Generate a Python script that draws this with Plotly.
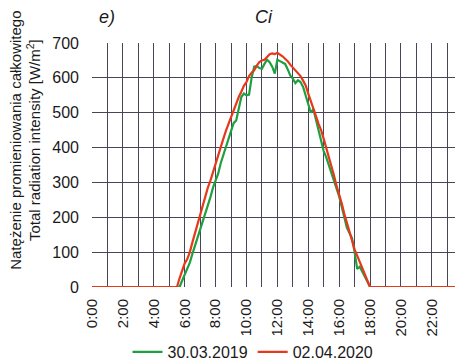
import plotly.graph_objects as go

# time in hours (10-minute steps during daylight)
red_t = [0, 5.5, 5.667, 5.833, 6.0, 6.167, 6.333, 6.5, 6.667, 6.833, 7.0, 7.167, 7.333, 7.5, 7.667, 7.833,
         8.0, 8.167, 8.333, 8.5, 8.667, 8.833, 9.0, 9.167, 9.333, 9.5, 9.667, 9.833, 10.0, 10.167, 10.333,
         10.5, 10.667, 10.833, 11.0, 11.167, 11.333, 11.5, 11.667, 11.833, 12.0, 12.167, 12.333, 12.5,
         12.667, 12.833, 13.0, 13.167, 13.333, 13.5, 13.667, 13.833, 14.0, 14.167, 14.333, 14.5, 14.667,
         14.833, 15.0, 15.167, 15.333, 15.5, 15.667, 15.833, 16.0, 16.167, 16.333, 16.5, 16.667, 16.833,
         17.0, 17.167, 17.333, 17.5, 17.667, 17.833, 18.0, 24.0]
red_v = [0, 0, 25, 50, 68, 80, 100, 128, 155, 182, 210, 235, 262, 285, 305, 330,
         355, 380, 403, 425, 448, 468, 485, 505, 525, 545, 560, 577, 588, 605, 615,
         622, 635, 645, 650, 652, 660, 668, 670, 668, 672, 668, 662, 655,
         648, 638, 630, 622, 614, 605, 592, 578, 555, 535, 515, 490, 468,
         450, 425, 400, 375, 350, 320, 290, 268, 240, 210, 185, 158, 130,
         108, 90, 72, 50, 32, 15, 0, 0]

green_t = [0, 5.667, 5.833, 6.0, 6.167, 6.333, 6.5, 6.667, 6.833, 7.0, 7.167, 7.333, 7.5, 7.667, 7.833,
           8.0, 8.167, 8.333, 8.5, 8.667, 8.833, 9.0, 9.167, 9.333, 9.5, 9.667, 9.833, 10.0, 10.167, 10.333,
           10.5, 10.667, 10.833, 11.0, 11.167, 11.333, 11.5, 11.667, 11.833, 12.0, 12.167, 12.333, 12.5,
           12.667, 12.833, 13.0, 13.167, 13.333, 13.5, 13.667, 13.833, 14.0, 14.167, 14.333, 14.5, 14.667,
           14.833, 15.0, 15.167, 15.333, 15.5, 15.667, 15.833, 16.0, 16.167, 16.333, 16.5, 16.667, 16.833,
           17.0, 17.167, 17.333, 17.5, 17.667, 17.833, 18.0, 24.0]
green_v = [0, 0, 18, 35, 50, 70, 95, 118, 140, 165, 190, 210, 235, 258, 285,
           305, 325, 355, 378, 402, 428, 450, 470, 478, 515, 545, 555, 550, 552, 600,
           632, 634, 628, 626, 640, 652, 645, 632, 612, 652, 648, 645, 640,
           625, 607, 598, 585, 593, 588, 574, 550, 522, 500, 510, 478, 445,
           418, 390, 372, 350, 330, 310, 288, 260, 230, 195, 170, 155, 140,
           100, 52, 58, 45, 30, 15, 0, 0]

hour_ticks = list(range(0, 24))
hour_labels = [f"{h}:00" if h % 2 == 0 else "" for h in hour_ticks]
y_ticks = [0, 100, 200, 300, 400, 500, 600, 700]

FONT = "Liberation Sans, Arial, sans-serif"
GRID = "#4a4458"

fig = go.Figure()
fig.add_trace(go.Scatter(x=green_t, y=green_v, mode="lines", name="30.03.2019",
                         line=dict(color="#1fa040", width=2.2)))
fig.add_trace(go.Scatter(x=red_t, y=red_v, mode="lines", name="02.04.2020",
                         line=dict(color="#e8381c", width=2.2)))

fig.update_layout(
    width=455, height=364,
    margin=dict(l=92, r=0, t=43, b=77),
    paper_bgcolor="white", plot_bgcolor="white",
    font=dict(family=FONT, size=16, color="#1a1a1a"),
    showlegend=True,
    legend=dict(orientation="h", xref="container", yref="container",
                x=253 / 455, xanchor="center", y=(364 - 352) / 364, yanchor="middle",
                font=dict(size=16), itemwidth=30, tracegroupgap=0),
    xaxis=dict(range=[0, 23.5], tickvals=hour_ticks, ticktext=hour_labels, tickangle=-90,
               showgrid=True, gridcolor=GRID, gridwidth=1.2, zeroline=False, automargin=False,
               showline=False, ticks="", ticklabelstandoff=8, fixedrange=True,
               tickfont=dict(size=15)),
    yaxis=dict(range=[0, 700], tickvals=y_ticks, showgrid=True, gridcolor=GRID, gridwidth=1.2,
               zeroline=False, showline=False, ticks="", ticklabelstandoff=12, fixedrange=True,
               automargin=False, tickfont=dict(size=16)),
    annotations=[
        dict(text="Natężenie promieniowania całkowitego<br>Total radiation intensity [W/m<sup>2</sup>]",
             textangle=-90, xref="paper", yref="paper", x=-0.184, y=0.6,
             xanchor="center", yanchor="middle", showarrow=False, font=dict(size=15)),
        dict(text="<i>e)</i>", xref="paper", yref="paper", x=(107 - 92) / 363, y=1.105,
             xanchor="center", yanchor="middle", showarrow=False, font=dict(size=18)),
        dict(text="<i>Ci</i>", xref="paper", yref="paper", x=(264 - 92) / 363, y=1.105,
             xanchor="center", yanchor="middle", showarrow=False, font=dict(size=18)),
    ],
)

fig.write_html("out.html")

__________

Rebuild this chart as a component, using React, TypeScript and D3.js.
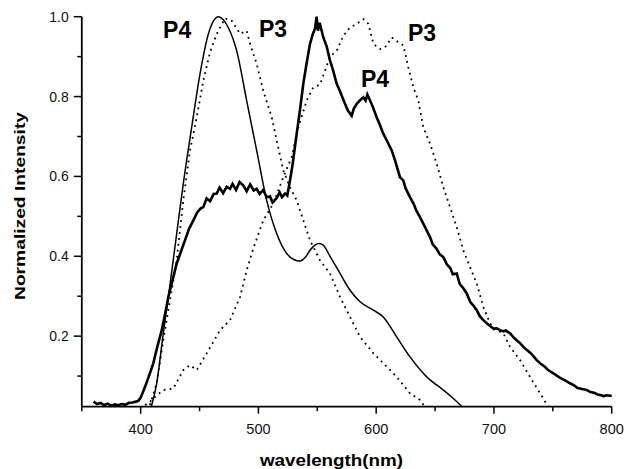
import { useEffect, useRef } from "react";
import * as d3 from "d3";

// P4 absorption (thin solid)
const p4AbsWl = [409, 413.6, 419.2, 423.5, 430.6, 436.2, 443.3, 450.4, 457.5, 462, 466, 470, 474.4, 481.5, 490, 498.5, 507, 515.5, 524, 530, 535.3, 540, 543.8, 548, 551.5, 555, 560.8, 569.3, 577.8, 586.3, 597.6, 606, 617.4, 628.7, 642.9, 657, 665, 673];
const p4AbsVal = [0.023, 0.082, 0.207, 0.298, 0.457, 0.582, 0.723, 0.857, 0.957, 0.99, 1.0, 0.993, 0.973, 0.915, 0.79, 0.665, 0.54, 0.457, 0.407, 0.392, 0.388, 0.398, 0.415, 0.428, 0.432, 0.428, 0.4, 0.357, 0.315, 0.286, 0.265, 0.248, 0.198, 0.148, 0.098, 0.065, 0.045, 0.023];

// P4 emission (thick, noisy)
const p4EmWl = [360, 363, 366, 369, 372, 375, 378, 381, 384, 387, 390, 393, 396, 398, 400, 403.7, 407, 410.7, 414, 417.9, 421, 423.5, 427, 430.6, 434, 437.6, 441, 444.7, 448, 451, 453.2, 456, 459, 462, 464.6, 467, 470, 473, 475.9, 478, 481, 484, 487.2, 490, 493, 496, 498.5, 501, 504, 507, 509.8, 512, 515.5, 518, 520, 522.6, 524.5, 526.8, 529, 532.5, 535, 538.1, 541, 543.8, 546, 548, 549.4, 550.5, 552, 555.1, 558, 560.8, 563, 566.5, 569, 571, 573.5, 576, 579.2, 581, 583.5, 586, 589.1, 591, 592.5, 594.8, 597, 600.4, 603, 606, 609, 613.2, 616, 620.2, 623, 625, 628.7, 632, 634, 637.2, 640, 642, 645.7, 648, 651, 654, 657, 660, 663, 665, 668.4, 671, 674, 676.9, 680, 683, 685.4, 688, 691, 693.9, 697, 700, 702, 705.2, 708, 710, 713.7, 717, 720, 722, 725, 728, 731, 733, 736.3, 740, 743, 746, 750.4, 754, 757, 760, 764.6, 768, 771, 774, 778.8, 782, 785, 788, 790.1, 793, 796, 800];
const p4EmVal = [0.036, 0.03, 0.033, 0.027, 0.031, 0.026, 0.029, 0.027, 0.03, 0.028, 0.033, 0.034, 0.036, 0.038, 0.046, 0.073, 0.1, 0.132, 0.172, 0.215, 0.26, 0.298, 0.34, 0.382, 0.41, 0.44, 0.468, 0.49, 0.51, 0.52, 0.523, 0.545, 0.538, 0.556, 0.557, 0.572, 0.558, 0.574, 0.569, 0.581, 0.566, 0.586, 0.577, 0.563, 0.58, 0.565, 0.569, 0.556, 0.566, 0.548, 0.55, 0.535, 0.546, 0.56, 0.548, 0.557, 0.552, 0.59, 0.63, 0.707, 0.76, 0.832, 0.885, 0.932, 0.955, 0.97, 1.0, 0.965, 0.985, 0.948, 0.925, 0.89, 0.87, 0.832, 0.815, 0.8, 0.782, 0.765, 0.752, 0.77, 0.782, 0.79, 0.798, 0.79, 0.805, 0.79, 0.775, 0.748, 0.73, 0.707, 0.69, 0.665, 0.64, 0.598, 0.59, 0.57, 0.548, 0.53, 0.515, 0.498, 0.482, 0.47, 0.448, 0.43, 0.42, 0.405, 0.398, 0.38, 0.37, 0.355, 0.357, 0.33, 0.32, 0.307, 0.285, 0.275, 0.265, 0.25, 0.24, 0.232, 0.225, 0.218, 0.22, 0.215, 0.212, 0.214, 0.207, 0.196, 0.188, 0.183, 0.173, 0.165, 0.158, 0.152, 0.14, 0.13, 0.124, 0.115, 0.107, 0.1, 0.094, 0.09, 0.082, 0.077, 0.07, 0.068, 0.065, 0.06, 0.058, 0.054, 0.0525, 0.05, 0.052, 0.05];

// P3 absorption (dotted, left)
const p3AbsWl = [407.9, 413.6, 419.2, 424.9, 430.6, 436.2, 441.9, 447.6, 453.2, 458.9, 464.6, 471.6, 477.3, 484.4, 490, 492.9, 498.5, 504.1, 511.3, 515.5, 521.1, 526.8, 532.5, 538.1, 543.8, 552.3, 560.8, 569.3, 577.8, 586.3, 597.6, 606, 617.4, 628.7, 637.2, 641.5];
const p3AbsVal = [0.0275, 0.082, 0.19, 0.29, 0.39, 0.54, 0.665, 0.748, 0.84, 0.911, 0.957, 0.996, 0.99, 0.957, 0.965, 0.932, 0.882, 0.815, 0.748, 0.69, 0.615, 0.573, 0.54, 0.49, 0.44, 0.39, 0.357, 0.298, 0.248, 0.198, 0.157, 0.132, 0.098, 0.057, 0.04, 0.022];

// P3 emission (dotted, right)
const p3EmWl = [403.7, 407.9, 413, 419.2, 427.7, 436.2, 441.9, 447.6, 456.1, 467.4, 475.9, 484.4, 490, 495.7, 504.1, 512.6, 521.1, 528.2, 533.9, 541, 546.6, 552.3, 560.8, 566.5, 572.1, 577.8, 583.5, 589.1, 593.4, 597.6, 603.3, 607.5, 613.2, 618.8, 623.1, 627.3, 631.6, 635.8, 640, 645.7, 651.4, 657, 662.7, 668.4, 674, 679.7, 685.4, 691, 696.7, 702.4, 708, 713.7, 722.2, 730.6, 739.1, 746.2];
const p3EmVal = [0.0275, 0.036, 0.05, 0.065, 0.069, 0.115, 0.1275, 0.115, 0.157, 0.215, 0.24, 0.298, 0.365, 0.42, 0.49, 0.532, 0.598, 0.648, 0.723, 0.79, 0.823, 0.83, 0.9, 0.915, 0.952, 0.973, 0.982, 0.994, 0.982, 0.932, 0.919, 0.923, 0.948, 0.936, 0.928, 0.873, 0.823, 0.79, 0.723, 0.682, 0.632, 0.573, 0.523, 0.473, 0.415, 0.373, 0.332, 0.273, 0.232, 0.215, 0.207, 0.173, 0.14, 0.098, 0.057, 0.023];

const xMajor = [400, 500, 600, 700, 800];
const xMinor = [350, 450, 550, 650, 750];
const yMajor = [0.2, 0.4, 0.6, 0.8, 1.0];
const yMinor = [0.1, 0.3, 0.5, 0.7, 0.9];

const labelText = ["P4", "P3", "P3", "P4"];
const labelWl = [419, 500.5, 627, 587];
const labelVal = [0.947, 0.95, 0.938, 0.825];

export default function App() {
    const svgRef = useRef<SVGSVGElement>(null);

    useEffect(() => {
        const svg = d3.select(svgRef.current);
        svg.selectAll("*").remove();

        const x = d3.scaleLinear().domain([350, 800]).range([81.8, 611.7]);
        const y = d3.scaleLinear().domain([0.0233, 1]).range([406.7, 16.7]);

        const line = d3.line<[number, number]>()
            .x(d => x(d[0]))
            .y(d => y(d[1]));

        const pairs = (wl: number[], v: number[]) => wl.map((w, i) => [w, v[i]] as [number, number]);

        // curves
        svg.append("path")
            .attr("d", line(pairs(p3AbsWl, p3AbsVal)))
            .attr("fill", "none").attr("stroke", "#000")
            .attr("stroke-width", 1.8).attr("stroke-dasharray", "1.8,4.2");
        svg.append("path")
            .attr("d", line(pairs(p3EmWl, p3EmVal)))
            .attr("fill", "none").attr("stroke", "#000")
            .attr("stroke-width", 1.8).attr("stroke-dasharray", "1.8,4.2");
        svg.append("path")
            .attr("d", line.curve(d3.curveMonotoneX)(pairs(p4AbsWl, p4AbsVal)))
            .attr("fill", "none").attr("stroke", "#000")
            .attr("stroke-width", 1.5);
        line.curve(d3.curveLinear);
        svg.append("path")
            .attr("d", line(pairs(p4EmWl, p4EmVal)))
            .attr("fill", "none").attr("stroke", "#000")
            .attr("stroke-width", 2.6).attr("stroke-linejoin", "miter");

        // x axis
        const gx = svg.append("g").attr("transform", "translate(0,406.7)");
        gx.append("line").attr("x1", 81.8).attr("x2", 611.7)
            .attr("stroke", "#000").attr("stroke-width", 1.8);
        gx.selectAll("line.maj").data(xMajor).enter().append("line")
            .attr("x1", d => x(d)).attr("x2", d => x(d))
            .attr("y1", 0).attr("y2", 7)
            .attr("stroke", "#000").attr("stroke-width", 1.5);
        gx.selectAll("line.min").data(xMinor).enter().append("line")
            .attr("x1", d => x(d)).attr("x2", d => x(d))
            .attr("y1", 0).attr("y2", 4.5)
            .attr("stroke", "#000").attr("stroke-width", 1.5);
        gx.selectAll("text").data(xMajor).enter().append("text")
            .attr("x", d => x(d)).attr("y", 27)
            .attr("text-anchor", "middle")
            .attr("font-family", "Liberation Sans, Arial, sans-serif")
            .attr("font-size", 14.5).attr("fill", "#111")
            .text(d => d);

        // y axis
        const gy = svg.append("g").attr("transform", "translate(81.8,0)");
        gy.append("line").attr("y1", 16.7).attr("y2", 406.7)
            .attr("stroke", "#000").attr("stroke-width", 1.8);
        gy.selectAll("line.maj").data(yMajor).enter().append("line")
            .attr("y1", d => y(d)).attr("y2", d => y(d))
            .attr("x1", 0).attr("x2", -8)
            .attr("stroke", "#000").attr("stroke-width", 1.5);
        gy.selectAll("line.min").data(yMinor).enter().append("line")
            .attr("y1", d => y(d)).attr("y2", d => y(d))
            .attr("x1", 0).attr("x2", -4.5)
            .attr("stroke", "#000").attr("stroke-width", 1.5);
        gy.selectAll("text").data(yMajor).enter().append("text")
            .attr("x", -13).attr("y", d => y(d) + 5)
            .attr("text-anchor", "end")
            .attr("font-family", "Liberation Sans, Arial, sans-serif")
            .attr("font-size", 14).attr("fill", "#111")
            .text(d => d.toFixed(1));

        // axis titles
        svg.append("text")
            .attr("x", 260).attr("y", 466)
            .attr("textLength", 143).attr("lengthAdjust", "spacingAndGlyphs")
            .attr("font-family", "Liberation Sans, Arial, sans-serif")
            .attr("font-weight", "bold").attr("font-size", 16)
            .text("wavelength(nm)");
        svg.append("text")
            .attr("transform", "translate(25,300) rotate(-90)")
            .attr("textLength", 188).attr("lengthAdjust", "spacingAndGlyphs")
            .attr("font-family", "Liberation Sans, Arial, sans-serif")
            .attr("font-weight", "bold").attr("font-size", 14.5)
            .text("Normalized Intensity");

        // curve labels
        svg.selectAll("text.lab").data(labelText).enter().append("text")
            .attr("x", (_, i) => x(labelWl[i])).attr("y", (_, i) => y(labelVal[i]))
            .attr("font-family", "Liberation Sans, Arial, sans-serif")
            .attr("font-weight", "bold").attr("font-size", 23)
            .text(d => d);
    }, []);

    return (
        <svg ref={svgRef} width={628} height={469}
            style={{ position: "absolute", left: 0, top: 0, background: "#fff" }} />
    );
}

__________

Instructions for the task:
The lines to print start at the line containing "Generate a Python" and end at the line containing "import plotly.graph_objects as go"; print them exactly, both ends included, and leave out every picture.

Result below:
Generate a Python script that draws this with Plotly.
import plotly.graph_objects as go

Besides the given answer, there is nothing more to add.